Dave Brailsford won’t talk about the 2012 Tour de France

After an ARD investigation linked a longtime staffer to a doctor at the heart of a doping ring, the team has refused to answer questions about the claims.

Sir Dave Brailsford stood outside his team bus, as he’s done at so many Tour de France stages before, in a pair of dark sunglasses and an Ineos-branded Adidas top, waiting for his riders to return. The black and red Ineos Grenadiers bus was parked well down a winding, tree-lined mountain road from the stage 10 finish at Puy Sancy, below the little ski town of Mont-Dore. Half an hour before, Ineos' Thymen Arensman came as close as anybody on the team to a result at the Tour this July, finishing second behind Simon Yates.
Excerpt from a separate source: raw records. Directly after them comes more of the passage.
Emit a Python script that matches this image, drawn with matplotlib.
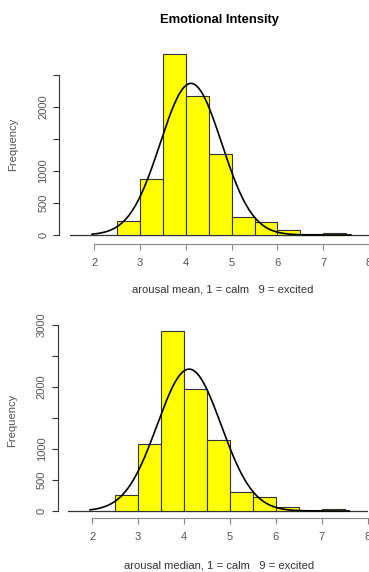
import matplotlib
matplotlib.use("Agg")
import matplotlib.pyplot as plt
import numpy as np

plt.rcParams["font.family"] = ["Liberation Sans", "DejaVu Sans"]

# histogram bins (width 0.5) and counts
bin_edges = [2.5, 3.0, 3.5, 4.0, 4.5, 5.0, 5.5, 6.0, 6.5, 7.0, 7.5]
mean_counts = [219, 870, 2828, 2177, 1260, 286, 203, 78, 12, 25]
median_counts = [253, 1086, 2909, 1963, 1151, 301, 232, 65, 10, 27]

# fitted normal curve overlaid on each histogram
mean_fit = (4.11, 0.67)
median_fit = (4.11, 0.697)
curve_range = (1.95, 7.6)

x_ticks = [2, 3, 4, 5, 6, 7, 8]
mean_yticks = [0, 500, 1000, 1500, 2000, 2500]
median_yticks = [0, 500, 1000, 1500, 2000, 2500, 3000]
mean_ylabels = ["0", "500", "1000", "", "2000", ""]
median_ylabels = ["0", "500", "1000", "", "2000", "", "3000"]

W, H = 369, 572
fig = plt.figure(figsize=(W / 100, H / 100), dpi=100)
GREY = "#555555"


def px_axes(l, t, r, b):
    return fig.add_axes([l / W, 1 - b / H, (r - l) / W, (b - t) / H])


def draw_panel(ax, counts, fit, yticks, ylabels, xlim, ylim, left_out, bottom_out):
    edges = np.array(bin_edges)
    ax.bar(edges[:-1], counts, width=np.diff(edges), align="edge",
           color="#ffff00", edgecolor="#333333", linewidth=0.8, zorder=2)
    mu, sd = fit
    xs = np.linspace(curve_range[0], curve_range[1], 300)
    n = sum(counts)
    ys = n * 0.5 * np.exp(-(xs - mu) ** 2 / (2 * sd ** 2)) / (sd * np.sqrt(2 * np.pi))
    ax.plot(xs, ys, color="black", linewidth=1.2, zorder=3)
    ax.axhline(0, color="#333333", linewidth=0.9, zorder=1)
    ax.set_xlim(*xlim)
    ax.set_ylim(*ylim)
    for s in ["top", "right"]:
        ax.spines[s].set_visible(False)
    ax.spines["left"].set_position(("outward", left_out * 0.72))
    ax.spines["left"].set_bounds(yticks[0], yticks[-1])
    ax.spines["left"].set_color("#333333")
    ax.spines["bottom"].set_position(("outward", bottom_out * 0.72))
    ax.spines["bottom"].set_bounds(x_ticks[0], x_ticks[-1])
    ax.spines["bottom"].set_color("#888888")
    ax.set_xticks(x_ticks)
    ax.set_xticklabels([str(t) for t in x_ticks])
    ax.set_yticks(yticks)
    ax.set_yticklabels(ylabels, rotation=90, va="center")
    ax.tick_params(axis="y", length=4.3, width=0.8, color="#333333",
                   labelsize=8, labelcolor=GREY, pad=3.5)
    ax.tick_params(axis="x", length=4.3, width=0.8, color="#888888",
                   labelsize=8, labelcolor=GREY, pad=5.5)
    ax.patch.set_visible(False)


ax1 = px_axes(70, 40, 370, 240)
draw_panel(ax1, mean_counts, mean_fit, mean_yticks, mean_ylabels,
           (1.469, 8.02), (-78.1, 3047), 11, 4)

ax2 = px_axes(68, 310, 368, 514)
draw_panel(ax2, median_counts, median_fit, median_yticks, median_ylabels,
           (1.471, 8.007), (-48.4, 3242), 10.5, 4.3)

fig.text(220 / W, 1 - 20 / H, "Emotional Intensity", ha="center", va="center",
         fontsize=9.4, fontweight="bold")
fig.text(13 / W, 1 - 144 / H, "Frequency", rotation=90, ha="center", va="center",
         fontsize=8.1, color=GREY)
fig.text(12 / W, 1 - 420 / H, "Frequency", rotation=90, ha="center", va="center",
         fontsize=8.1, color=GREY)
fig.text(223 / W, 1 - 290 / H, "arousal mean, 1 = calm   9 = excited",
         ha="center", va="center", fontsize=8.1, color="#333333")
fig.text(219 / W, 1 - 566 / H, "arousal median, 1 = calm   9 = excited",
         ha="center", va="center", fontsize=8.1, color="#333333")

fig.savefig("out.png", dpi=100)
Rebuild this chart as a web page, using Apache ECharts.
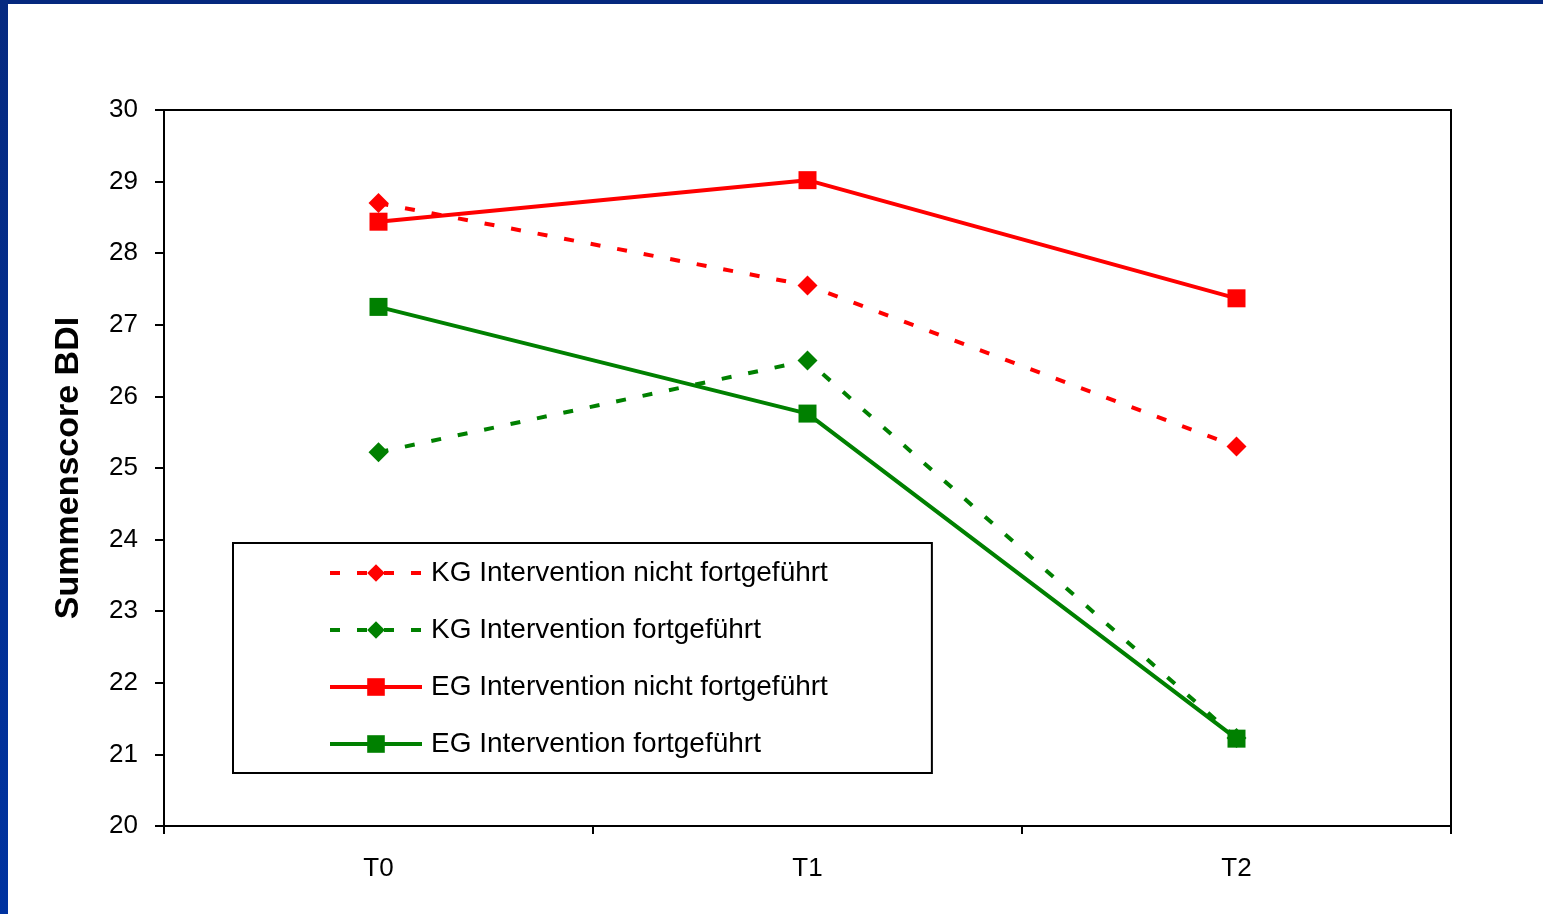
<!DOCTYPE html>
<html lang="de">
	<head>
		<meta charset="UTF-8">
		<title>Summenscore BDI</title>
		<script src="https://cdn.jsdelivr.net/npm/echarts@6/dist/echarts.min.js"></script>
		<style>
			html, body { margin: 0; padding: 0; background: #fff; }
			#chart { width: 1543px; height: 914px; }
			.bar-top { position: absolute; left: 0; top: 0; width: 1543px; height: 4px; background: #05287e; }
			.bar-left { position: absolute; left: 0; top: 0; width: 8px; height: 914px; background: linear-gradient(#062a80, #0033a0); }
		</style>
	</head>
	<body>
		<div id="chart"></div>
		<div class="bar-top"></div>
		<div class="bar-left"></div>

		<script>
			// Messzeitpunkte
			const categories = ['T0', 'T1', 'T2'];
			const seriesNames = [
				'KG Intervention nicht fortgeführt',
				'KG Intervention fortgeführt',
				'EG Intervention nicht fortgeführt',
				'EG Intervention fortgeführt'
			];
			const kgNicht = [28.7, 27.55, 25.3];
			const kgFort = [25.22, 26.5, 21.23];
			const egNicht = [28.44, 29.02, 27.37];
			const egFort = [27.25, 25.76, 21.22];
			const yTicks = { min: 20, max: 30, interval: 1 };

			const red = '#ff0000';
			const green = '#008000';
			const font = 'Liberation Sans, Arial, sans-serif';

			const chart = echarts.init(document.getElementById('chart'));

			function makeSeries(name, data, color, dashed, symbol) {
				return {
					name: name,
					type: 'line',
					data: data,
					symbol: symbol,
					symbolSize: symbol === 'diamond' ? [20, 20] : [18, 18],
					showAllSymbol: true,
					itemStyle: { color: color },
					lineStyle: {
						color: color,
						width: 4,
						type: dashed ? [10, 17] : 'solid'
					},
					animation: false
				};
			}

			const option = {
				backgroundColor: '#fff',
				grid: {
					left: 164,
					right: 92,
					top: 110,
					bottom: 88,
					show: true,
					borderColor: '#000',
					borderWidth: 2
				},
				legend: {
					orient: 'vertical',
					left: 233,
					top: 543,
					data: seriesNames,
					itemWidth: 92,
					itemHeight: 22,
					itemGap: 27,
					padding: [15, 104, 14, 95],
					borderColor: '#000',
					borderWidth: 2,
					backgroundColor: '#fff',
					lineStyle: { width: 4 },
					textStyle: {
						fontFamily: font,
						fontSize: 28,
						lineHeight: 30,
						color: '#000',
						padding: [0, 0, 0, 4]
					}
				},
				xAxis: {
					type: 'category',
					data: categories,
					boundaryGap: true,
					axisLine: { lineStyle: { color: '#000', width: 2 } },
					axisTick: { show: true, length: 8, lineStyle: { color: '#000', width: 2 } },
					axisLabel: { fontFamily: font, fontSize: 26, color: '#000', margin: 30 },
					splitLine: { show: false }
				},
				yAxis: {
					type: 'value',
					min: yTicks.min,
					max: yTicks.max,
					interval: yTicks.interval,
					name: 'Summenscore BDI',
					nameLocation: 'middle',
					nameGap: 78,
					nameTextStyle: { fontFamily: font, fontSize: 34, fontWeight: 'bold', color: '#000' },
					axisLine: { show: true, lineStyle: { color: '#000', width: 2 } },
					axisTick: { show: true, length: 9, lineStyle: { color: '#000', width: 2 } },
					axisLabel: { fontFamily: font, fontSize: 26, color: '#000', margin: 26 },
					splitLine: { show: false }
				},
				series: [
					makeSeries(seriesNames[0], kgNicht, red, true, 'diamond'),
					makeSeries(seriesNames[1], kgFort, green, true, 'diamond'),
					makeSeries(seriesNames[2], egNicht, red, false, 'rect'),
					makeSeries(seriesNames[3], egFort, green, false, 'rect')
				]
			};

			chart.setOption(option);
		</script>
	</body>
</html>
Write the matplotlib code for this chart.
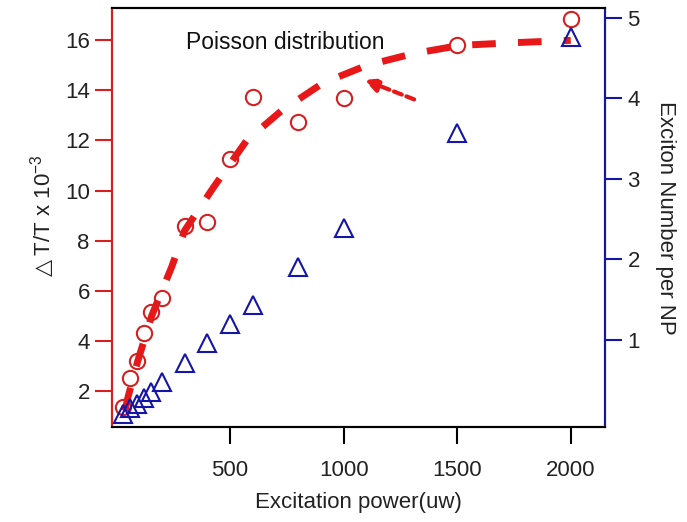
import matplotlib
matplotlib.use("Agg")
import matplotlib.pyplot as plt

plt.rcParams['font.family'] = ['Liberation Sans', 'DejaVu Sans']

# measured Delta T/T (x1e-3)
power = [30, 60, 90, 120, 150, 200, 300, 400, 500, 600, 800, 1000, 1500, 2000]
dtt = [1.35, 2.5, 3.17, 4.3, 5.16, 5.69, 8.57, 8.73, 11.27, 13.75, 12.73, 13.7, 15.8, 16.87]

# exciton number per NP
exc_power = [30, 60, 90, 120, 150, 200, 300, 400, 500, 600, 800, 1000, 1500, 2000]
exciton = [0.08, 0.15, 0.21, 0.28, 0.35, 0.48, 0.71, 0.96, 1.2, 1.43, 1.91, 2.39, 3.57, 4.76]

# Poisson fit curve
fit_x = [37, 51, 94, 155, 243, 300, 425, 573, 728, 910, 1102, 1306, 1513, 1733, 2000]
fit_y = [1.2, 1.76, 3.2, 5.0, 6.95, 8.4, 10.1, 12.0, 13.2, 14.3, 15.0, 15.47, 15.8, 15.9, 16.0]

RED = '#d42020'
BLUE = '#1515a8'
FS = 16

fig = plt.figure(figsize=(6.87, 5.22), dpi=100)
ax = fig.add_axes([0.163, 0.182, 0.718, 0.803])
ax2 = ax.twinx()

ax.plot(fit_x, fit_y, color='#e81818', lw=5, dashes=(3.4, 3.2), zorder=2)
ax.plot(power, dtt, 'o', ms=11, mfc='none', mec=RED, mew=1.5, zorder=3)
ax2.plot(exc_power, exciton, '^', ms=13, mfc='none', mec=BLUE, mew=1.5, zorder=3)

ax.annotate('', xy=(1080, 14.46), xytext=(1322, 13.6),
            arrowprops=dict(arrowstyle='-|>,head_length=0.8,head_width=0.4',
                            color='#e81818', lw=3, linestyle=(0, (2, 1.2))))
ax.text(742, 15.9, 'Poisson distribution', fontsize=16.5, ha='center', va='center',
        color='#111111')

ax.set_xlim(-20, 2152)
ax.set_ylim(0.55, 17.3)
ax2.set_ylim(-0.08, 5.12)

ax.set_xticks([500, 1000, 1500, 2000])
ax.set_yticks([2, 4, 6, 8, 10, 12, 14, 16])
ax2.set_yticks([1, 2, 3, 4, 5])

ax.tick_params(axis='x', direction='out', length=12, width=1.5, color='black',
               labelsize=FS, labelcolor='#222222', pad=12)
ax.tick_params(axis='y', direction='out', length=12, width=1.5, color=RED,
               labelsize=FS, labelcolor='#222222', pad=4)
ax2.tick_params(axis='y', direction='out', length=12, width=1.5, color=BLUE,
                labelsize=FS, labelcolor='#222222', pad=4)

for a in (ax, ax2):
    a.spines['top'].set_color('black')
    a.spines['bottom'].set_color('black')
    a.spines['left'].set_color(RED)
    a.spines['right'].set_color(BLUE)
    for s in a.spines.values():
        s.set_linewidth(1.5)

ax.set_xlabel('Excitation power(uw)', fontsize=FS, labelpad=8, color='#222222')
ax.set_ylabel('$\\triangle$T/T x 10$^{\\mathregular{-3}}$', fontsize=FS, labelpad=6,
              color='#222222')
ax2.set_ylabel('Exciton Number per NP', fontsize=FS, rotation=270, labelpad=26,
               color='#222222')

fig.savefig('out.png', dpi=100)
Brailsford stood outside the bus like any other team manager, a boss surveying his charges; a familiar scene that could be pulled straight out of most of the last 14 Tours de France. 

Behind the utterly normal proceedings bubbled another story, dating back to one of those early Brailsford Tours – 2012, the first one Team Sky would go on to win. Bradley Wiggins’ victory that year checked off a goal Brailsford had set at the team’s launch: to win the world’s biggest bike race with a British rider within five years. He’d done it in three. 

At the bus in Mont-Dore in 2025, Chris Marshall-Bell, a freelance reporter with Cycling Weekly, Escape Collective, and others at this Tour, walked up and asked if Brailsford would like to talk. Brailsford had been on the race for 10 days and hadn’t spoken to the press in any significant, on-the-record way in that time, an unusual departure for a man who has been willing to discuss topics, comfortable or uncomfortable, through his team’s often tumultuous history. But on Monday, his response was no, not right now. He was still getting his bearings at the race.

The team buses at the Tour de France are not a place you go to hide. Moments later, other journalists including Escape Collective’s Jonny Long joined the conversation, as did Stephen Farrand from Cycling News. Farrand asked if Brailsford was willing to talk specifically about the story currently hanging over the team, a report from German media outlet ARD in the weeks before the Tour that linked a longtime Ineos staff member to Mark Schmidt, the doctor who served a prison sentence for his role in the Aderlass doping ring

That story, which did not name the staff member due to a legal statute of limitations (we are not naming them for the same reason), published text messages allegedly sent between the Sky staffer and Schmidt in June, 2012, just ahead of that year’s Tour de France. The texts were reported by ARD to have surfaced during the Aderlass court case, which focused on a sophisticated doping operation Schmidt ran for clients in cycling and wintersports that resulted in the suspension of 22 athletes, including a number of pro cyclists.